TASK GOAL: Reproduce the listing exactly and skip over any pictures.

[BEGIN]

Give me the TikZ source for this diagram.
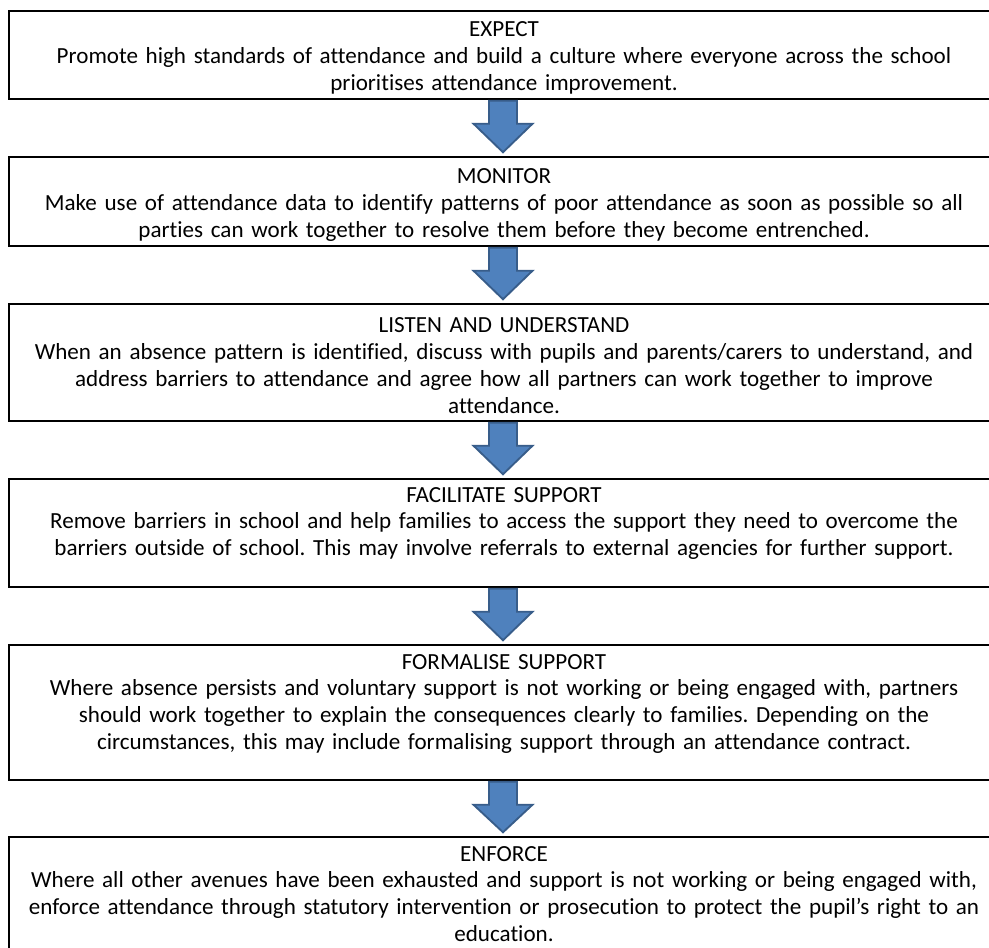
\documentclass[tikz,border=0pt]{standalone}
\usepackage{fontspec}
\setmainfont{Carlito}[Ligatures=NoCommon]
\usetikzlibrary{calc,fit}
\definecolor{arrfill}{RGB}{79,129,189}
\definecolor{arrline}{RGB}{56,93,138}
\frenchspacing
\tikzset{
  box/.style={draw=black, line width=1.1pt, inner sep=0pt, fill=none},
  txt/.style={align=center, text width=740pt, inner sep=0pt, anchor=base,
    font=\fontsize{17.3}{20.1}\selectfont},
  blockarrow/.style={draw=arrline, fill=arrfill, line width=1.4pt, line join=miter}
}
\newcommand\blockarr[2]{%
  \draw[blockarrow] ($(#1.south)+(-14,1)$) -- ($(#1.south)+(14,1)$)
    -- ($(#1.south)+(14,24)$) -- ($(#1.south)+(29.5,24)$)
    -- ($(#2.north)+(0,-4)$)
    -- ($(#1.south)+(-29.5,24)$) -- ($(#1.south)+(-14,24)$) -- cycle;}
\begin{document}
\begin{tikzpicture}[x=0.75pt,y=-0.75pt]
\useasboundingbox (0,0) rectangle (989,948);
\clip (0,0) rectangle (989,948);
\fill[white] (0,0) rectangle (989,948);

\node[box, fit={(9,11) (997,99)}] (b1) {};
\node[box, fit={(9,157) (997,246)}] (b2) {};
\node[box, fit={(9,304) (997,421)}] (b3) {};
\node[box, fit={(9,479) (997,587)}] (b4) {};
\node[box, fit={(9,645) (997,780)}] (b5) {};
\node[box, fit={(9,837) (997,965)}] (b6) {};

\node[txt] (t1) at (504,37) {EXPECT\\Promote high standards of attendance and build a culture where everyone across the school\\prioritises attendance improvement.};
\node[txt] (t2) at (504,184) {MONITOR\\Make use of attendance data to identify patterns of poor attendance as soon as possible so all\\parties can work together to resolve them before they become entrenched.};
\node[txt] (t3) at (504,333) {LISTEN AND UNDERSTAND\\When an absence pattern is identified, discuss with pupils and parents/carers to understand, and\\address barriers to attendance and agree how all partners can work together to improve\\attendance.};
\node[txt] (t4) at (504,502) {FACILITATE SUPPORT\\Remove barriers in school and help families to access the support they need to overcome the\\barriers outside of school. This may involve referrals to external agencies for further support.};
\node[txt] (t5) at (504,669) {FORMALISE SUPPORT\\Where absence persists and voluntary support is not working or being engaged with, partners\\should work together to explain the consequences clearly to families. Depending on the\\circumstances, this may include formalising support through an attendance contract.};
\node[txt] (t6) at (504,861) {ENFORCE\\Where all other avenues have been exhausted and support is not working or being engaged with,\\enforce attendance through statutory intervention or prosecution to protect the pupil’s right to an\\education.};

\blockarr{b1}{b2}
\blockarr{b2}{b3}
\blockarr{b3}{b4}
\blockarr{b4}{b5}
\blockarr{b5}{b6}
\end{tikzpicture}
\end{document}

[END]

SOLUTION TO THE EXERCISE:
Give me the TikZ source for this diagram.
\documentclass[tikz,border=0pt]{standalone}
\usepackage{fontspec}
\setmainfont{Carlito}[Ligatures=NoCommon]
\usetikzlibrary{calc,fit}
\definecolor{arrfill}{RGB}{79,129,189}
\definecolor{arrline}{RGB}{56,93,138}
\frenchspacing
\tikzset{
  box/.style={draw=black, line width=1.1pt, inner sep=0pt, fill=none},
  txt/.style={align=center, text width=740pt, inner sep=0pt, anchor=base,
    font=\fontsize{17.3}{20.1}\selectfont},
  blockarrow/.style={draw=arrline, fill=arrfill, line width=1.4pt, line join=miter}
}
\newcommand\blockarr[2]{%
  \draw[blockarrow] ($(#1.south)+(-14,1)$) -- ($(#1.south)+(14,1)$)
    -- ($(#1.south)+(14,24)$) -- ($(#1.south)+(29.5,24)$)
    -- ($(#2.north)+(0,-4)$)
    -- ($(#1.south)+(-29.5,24)$) -- ($(#1.south)+(-14,24)$) -- cycle;}
\begin{document}
\begin{tikzpicture}[x=0.75pt,y=-0.75pt]
\useasboundingbox (0,0) rectangle (989,948);
\clip (0,0) rectangle (989,948);
\fill[white] (0,0) rectangle (989,948);

\node[box, fit={(9,11) (997,99)}] (b1) {};
\node[box, fit={(9,157) (997,246)}] (b2) {};
\node[box, fit={(9,304) (997,421)}] (b3) {};
\node[box, fit={(9,479) (997,587)}] (b4) {};
\node[box, fit={(9,645) (997,780)}] (b5) {};
\node[box, fit={(9,837) (997,965)}] (b6) {};

\node[txt] (t1) at (504,37) {EXPECT\\Promote high standards of attendance and build a culture where everyone across the school\\prioritises attendance improvement.};
\node[txt] (t2) at (504,184) {MONITOR\\Make use of attendance data to identify patterns of poor attendance as soon as possible so all\\parties can work together to resolve them before they become entrenched.};
\node[txt] (t3) at (504,333) {LISTEN AND UNDERSTAND\\When an absence pattern is identified, discuss with pupils and parents/carers to understand, and\\address barriers to attendance and agree how all partners can work together to improve\\attendance.};
\node[txt] (t4) at (504,502) {FACILITATE SUPPORT\\Remove barriers in school and help families to access the support they need to overcome the\\barriers outside of school. This may involve referrals to external agencies for further support.};
\node[txt] (t5) at (504,669) {FORMALISE SUPPORT\\Where absence persists and voluntary support is not working or being engaged with, partners\\should work together to explain the consequences clearly to families. Depending on the\\circumstances, this may include formalising support through an attendance contract.};
\node[txt] (t6) at (504,861) {ENFORCE\\Where all other avenues have been exhausted and support is not working or being engaged with,\\enforce attendance through statutory intervention or prosecution to protect the pupil’s right to an\\education.};

\blockarr{b1}{b2}
\blockarr{b2}{b3}
\blockarr{b3}{b4}
\blockarr{b4}{b5}
\blockarr{b5}{b6}
\end{tikzpicture}
\end{document}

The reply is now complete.